Are You Race Ready?

Davey Black Triathlon

Triathlon has the great quality of being accessible to so many people regardless of age, gender or ability. Whether you are racing in your age group at the full distance or you are doing your first Fun Tri, there is a place for you to call home.

For every athlete, each race comes with its own mental challenges. Race day can be as stressful as it is exciting due to the amount of variables that triathlon can throw up. We know how to prepare our bodies through proper training, stretching and activation exercises. Getting mentally ready, however, is a skill that will allow any athlete to take their racing to the next level.

Behavioural and Performance Counsellor Nestor Rivera shares some strategies to get mentally ready for your next race. Taking the time to prepare mentally will give you that added advantage when racing.

  1. Control what you can control, and learn to accept the uncontrollable.
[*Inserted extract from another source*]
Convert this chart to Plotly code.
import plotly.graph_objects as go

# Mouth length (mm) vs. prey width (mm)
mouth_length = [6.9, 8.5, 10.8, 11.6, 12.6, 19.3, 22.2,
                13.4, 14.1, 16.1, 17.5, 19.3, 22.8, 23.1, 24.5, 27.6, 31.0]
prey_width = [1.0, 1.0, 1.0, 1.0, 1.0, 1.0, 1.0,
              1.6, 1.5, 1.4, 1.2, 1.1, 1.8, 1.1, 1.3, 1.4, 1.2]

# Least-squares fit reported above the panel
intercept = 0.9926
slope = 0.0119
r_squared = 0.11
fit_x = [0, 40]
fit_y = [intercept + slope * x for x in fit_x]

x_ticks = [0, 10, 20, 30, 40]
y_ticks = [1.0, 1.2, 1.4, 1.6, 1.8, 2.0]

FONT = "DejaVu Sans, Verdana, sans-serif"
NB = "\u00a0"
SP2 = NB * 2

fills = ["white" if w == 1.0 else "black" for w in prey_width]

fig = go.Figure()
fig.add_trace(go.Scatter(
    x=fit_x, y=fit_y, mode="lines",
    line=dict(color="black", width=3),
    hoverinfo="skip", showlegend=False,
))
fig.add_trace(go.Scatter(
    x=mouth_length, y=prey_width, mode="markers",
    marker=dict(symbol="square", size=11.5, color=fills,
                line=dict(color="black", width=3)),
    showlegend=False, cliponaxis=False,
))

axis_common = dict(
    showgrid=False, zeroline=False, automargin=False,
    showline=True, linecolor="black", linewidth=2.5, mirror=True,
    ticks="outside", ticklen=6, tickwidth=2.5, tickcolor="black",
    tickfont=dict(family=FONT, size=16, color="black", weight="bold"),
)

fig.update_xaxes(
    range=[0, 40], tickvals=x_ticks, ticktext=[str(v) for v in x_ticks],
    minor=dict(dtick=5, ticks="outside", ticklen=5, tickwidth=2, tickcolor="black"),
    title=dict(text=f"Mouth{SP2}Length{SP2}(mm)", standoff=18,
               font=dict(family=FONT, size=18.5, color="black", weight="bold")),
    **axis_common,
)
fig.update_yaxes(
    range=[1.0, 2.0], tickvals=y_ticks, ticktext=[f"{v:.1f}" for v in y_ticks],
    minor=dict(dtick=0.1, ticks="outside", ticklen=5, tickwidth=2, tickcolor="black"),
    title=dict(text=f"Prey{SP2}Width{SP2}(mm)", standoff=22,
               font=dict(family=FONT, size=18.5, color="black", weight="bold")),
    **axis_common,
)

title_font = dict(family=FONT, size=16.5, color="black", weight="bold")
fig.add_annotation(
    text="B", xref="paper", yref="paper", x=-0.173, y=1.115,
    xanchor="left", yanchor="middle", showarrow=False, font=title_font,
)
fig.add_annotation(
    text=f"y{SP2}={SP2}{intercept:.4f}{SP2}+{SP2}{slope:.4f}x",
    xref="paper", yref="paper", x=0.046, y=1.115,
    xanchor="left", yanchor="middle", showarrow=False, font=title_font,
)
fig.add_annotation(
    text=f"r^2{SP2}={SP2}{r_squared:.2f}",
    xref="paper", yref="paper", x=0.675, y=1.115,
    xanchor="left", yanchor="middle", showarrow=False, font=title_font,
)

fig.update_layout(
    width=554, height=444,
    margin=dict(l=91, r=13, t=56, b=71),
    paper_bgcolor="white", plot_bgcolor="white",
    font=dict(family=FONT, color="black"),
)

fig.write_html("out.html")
This first thing is the challenge of accepting what is happening around you. Get on top of things that can make your life easier on race day. Examples of this include organising your clothes in advance, make sure you have your hydration bottles ready, writing a checklist a few days prior to the event to make sure you have everything that you’ll need. When the race approaches, activate your body through breathing exercises, neuromuscular activation and proper stretching.

It is also important to understand that you can’t control some aspects of the race and that is ok. Elements like the weather, water quality and behaviour, number of athletes around you, etc. are things that are out of your control. These stressors need to be considered, but should then be put out of your mind.

Knowing when and where to where to put your attention will make it easier for you to focus on the right things.

  1. Understand and use your strengths.

Your strengths are more varied than what you might think. Knowing what you can do well might represent the difference between a PB and mentally crashing on race day. Your strengths are more than being a strong swimmer, a fast cyclist or a resistant runner. They can include things like being organised, having passion for the sport, loving competition. Creating a strategy around who you are as a person and as a human being can unleash abilities even unbeknown to your own self.

Getting “in the zone” is not just a state of optimal physical performance, it is also a mental state.

  1. Recognise yourself as a Triathlete.

To some people this step might be obvious, to some others it is much harder to achieve. Seeing yourself as triathlete makes a big difference in the way you engage the race. If you see yourself as a person who just happens to be there in the water, rides “slow” and “barely” runs, will set your body into doing exactly that, racing just to get to the finish line. But if you see yourself as a fantastic swimmer, a formidable cyclist and an unstoppable runner, your body will respond by facing the challenge in a much more efficient way and will deliver a better result.

  1. Cheer other people!!

Cheering other people will trigger certain neurotransmitters in your body related to happiness and physical endurance alike. By motivating others, especially at Davey Black’s Ireland and Melbourne Triathlon Club, inviting them to push harder or just positively yelling to support another athlete, you are initiating the production of serotonin, which has a direct  role in happiness, satisfaction and optimism.

Serotonin is a neurotransmitter highly involved in the regulation of pain. By having high levels of serotonin, your body will perceive the pain related to the physical effort as much lower, and you will be able to push much harder. A personal best can be obtained with a smile.

A happy athlete is a fast athlete.

Remember that in the end, you are the master of your own destiny and it is in you enjoying every single race, regardless of the result. Seeing the good in the bad and getting to value every good and bad thing that happens during a Triathlon will be the difference between a memorable day and a race to forget.